▸ **GOAL OF THE EXERCISE**
Reproduce the listing below character for character; drop every image.
— START OF MATERIAL —
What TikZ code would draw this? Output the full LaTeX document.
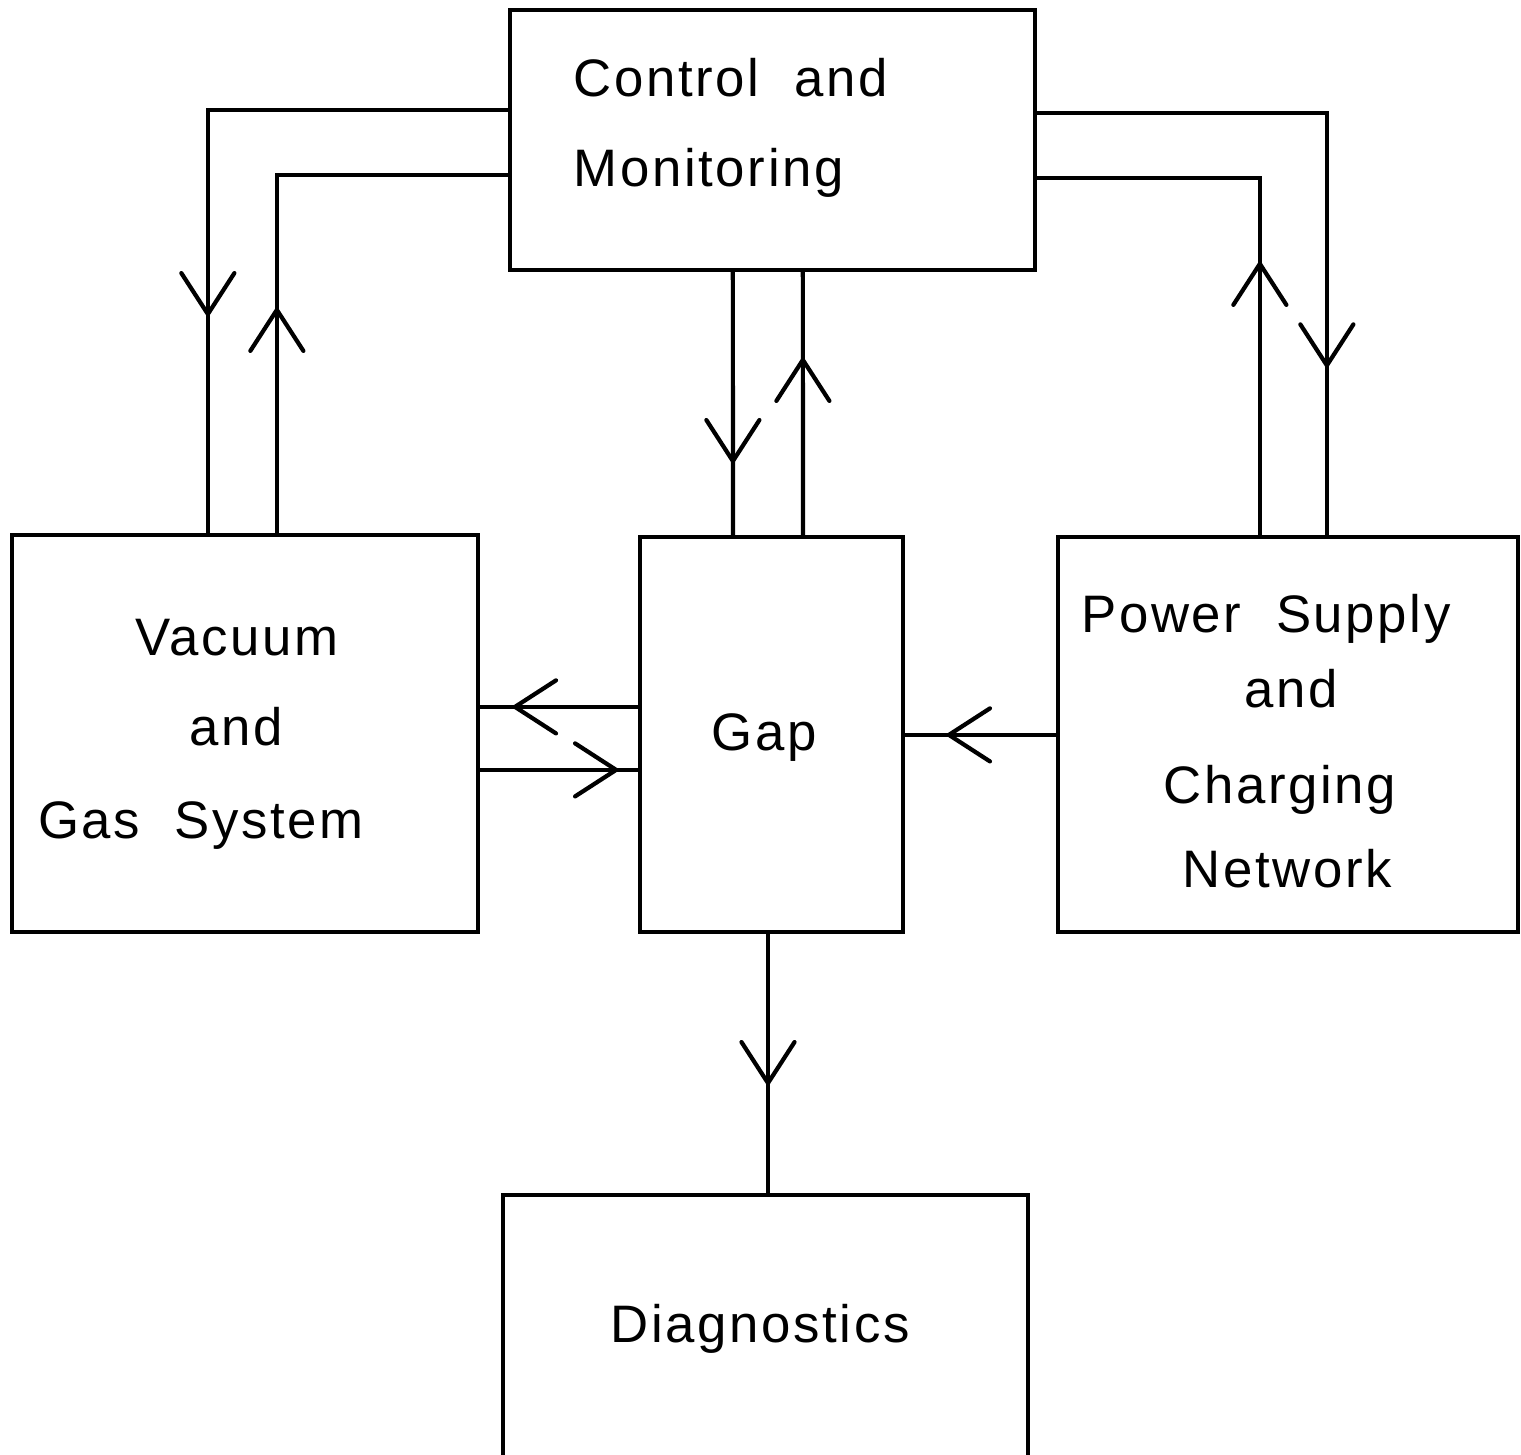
\documentclass[tikz,border=0pt]{standalone}
\usepackage{fontspec}
\setmainfont{Liberation Sans}[LetterSpace=5, WordSpace=2]
\usetikzlibrary{arrows.meta, calc, decorations.markings}

\begin{document}
\begin{tikzpicture}[x=0.01cm, y=-0.01cm,
		flow/.style = {line width=1.2pt},
		barb/.style = {postaction={decorate}, decoration={markings, mark=at position #1 with {\arrow{Straight Barb[length=4.1mm, width=5.3mm, line width=1.2pt, round]}}}}]
		\tikzset{block/.style={draw=black, line width=1.2pt, rectangle, inner sep=0pt, outer sep=0pt}}
		\tikzset{lbl/.style={inner sep=0pt, anchor=base, font=\fontsize{15}{18}\selectfont}}

		\useasboundingbox (0,0) rectangle (1521,1455);
		\clip (0,0) rectangle (1521,1455);

		% Blocks
		\node[block, minimum width=5.25cm, minimum height=2.6cm] (ctrl) at (772.5,140) {};
		\node[block, minimum width=4.66cm, minimum height=3.97cm] (vac) at (245,733.5) {};
		\node[block, minimum width=2.63cm, minimum height=3.95cm] (gap) at (771.5,734.5) {};
		\node[block, minimum width=4.6cm, minimum height=3.95cm] (psu) at (1288,734.5) {};
		\node[block, minimum width=5.25cm, minimum height=3cm] (diag) at (765.5,1345) {};

		% Labels
		\node[lbl, anchor=base west] (ctrl1) at (573,97) {Control and};
		\node[lbl, anchor=base west] (ctrl2) at (573,187) {Monitoring};

		\node[lbl] (vac1) at (237,655) {Vacuum};
		\node[lbl] (vac2) at (236,745) {and};
		\node[lbl] (vac3) at (201,838) {Gas System};

		\node[lbl] (gap1) at (764,750) {Gap};

		\node[lbl] (psu1) at (1266,633) {Power Supply};
		\node[lbl] (psu2) at (1291,707) {and};
		\node[lbl] (psu3) at (1280,803) {Charging};
		\node[lbl] (psu4) at (1287,887) {Network};

		\node[lbl] (diag1) at (760,1342) {Diagnostics};

		% Arrows
		\draw[flow, barb=5.08cm] ($(ctrl.north west)+(0,100)$) -| ($(vac.north west)+(196,0)$);
		\draw[flow, barb=2.27cm] ($(vac.north west)+(265,0)$) |- ($(ctrl.north west)+(0,165)$);

		\draw[flow, barb=1.93cm] ($(ctrl.south west)+(223,0)$) -- ($(gap.north west)+(93,0)$);
		\draw[flow, barb=1.79cm] ($(gap.north west)+(163,0)$) -- ($(ctrl.south west)+(293,0)$);

		\draw[flow, barb=5.46cm] ($(ctrl.north east)+(0,103)$) -| ($(psu.north west)+(269,0)$);
		\draw[flow, barb=2.75cm] ($(psu.north west)+(202,0)$) |- ($(ctrl.north east)+(0,168)$);

		\draw[flow, barb=1.27cm] ($(gap.north west)+(0,170)$) coordinate (g1) -- (g1 -| vac.east);
		\draw[flow, barb=1.40cm] ($(vac.north east)+(0,235)$) coordinate (v1) -- (v1 -| gap.west);
		\draw[flow, barb=1.11cm] ($(psu.north west)+(0,198)$) coordinate (p1) -- (p1 -| gap.east);

		\draw[flow, barb=1.53cm] ($(gap.south)+(-3.5,0)$) coordinate (g2) -- (g2 |- diag.north);

	\end{tikzpicture}
\end{document}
— END OF MATERIAL —
▸ **TASK OUTPUT**
What TikZ code would draw this? Output the full LaTeX document.
\documentclass[tikz,border=0pt]{standalone}
\usepackage{fontspec}
\setmainfont{Liberation Sans}[LetterSpace=5, WordSpace=2]
\usetikzlibrary{arrows.meta, calc, decorations.markings}

\begin{document}
\begin{tikzpicture}[x=0.01cm, y=-0.01cm,
		flow/.style = {line width=1.2pt},
		barb/.style = {postaction={decorate}, decoration={markings, mark=at position #1 with {\arrow{Straight Barb[length=4.1mm, width=5.3mm, line width=1.2pt, round]}}}}]
		\tikzset{block/.style={draw=black, line width=1.2pt, rectangle, inner sep=0pt, outer sep=0pt}}
		\tikzset{lbl/.style={inner sep=0pt, anchor=base, font=\fontsize{15}{18}\selectfont}}

		\useasboundingbox (0,0) rectangle (1521,1455);
		\clip (0,0) rectangle (1521,1455);

		% Blocks
		\node[block, minimum width=5.25cm, minimum height=2.6cm] (ctrl) at (772.5,140) {};
		\node[block, minimum width=4.66cm, minimum height=3.97cm] (vac) at (245,733.5) {};
		\node[block, minimum width=2.63cm, minimum height=3.95cm] (gap) at (771.5,734.5) {};
		\node[block, minimum width=4.6cm, minimum height=3.95cm] (psu) at (1288,734.5) {};
		\node[block, minimum width=5.25cm, minimum height=3cm] (diag) at (765.5,1345) {};

		% Labels
		\node[lbl, anchor=base west] (ctrl1) at (573,97) {Control and};
		\node[lbl, anchor=base west] (ctrl2) at (573,187) {Monitoring};

		\node[lbl] (vac1) at (237,655) {Vacuum};
		\node[lbl] (vac2) at (236,745) {and};
		\node[lbl] (vac3) at (201,838) {Gas System};

		\node[lbl] (gap1) at (764,750) {Gap};

		\node[lbl] (psu1) at (1266,633) {Power Supply};
		\node[lbl] (psu2) at (1291,707) {and};
		\node[lbl] (psu3) at (1280,803) {Charging};
		\node[lbl] (psu4) at (1287,887) {Network};

		\node[lbl] (diag1) at (760,1342) {Diagnostics};

		% Arrows
		\draw[flow, barb=5.08cm] ($(ctrl.north west)+(0,100)$) -| ($(vac.north west)+(196,0)$);
		\draw[flow, barb=2.27cm] ($(vac.north west)+(265,0)$) |- ($(ctrl.north west)+(0,165)$);

		\draw[flow, barb=1.93cm] ($(ctrl.south west)+(223,0)$) -- ($(gap.north west)+(93,0)$);
		\draw[flow, barb=1.79cm] ($(gap.north west)+(163,0)$) -- ($(ctrl.south west)+(293,0)$);

		\draw[flow, barb=5.46cm] ($(ctrl.north east)+(0,103)$) -| ($(psu.north west)+(269,0)$);
		\draw[flow, barb=2.75cm] ($(psu.north west)+(202,0)$) |- ($(ctrl.north east)+(0,168)$);

		\draw[flow, barb=1.27cm] ($(gap.north west)+(0,170)$) coordinate (g1) -- (g1 -| vac.east);
		\draw[flow, barb=1.40cm] ($(vac.north east)+(0,235)$) coordinate (v1) -- (v1 -| gap.west);
		\draw[flow, barb=1.11cm] ($(psu.north west)+(0,198)$) coordinate (p1) -- (p1 -| gap.east);

		\draw[flow, barb=1.53cm] ($(gap.south)+(-3.5,0)$) coordinate (g2) -- (g2 |- diag.north);

	\end{tikzpicture}
\end{document}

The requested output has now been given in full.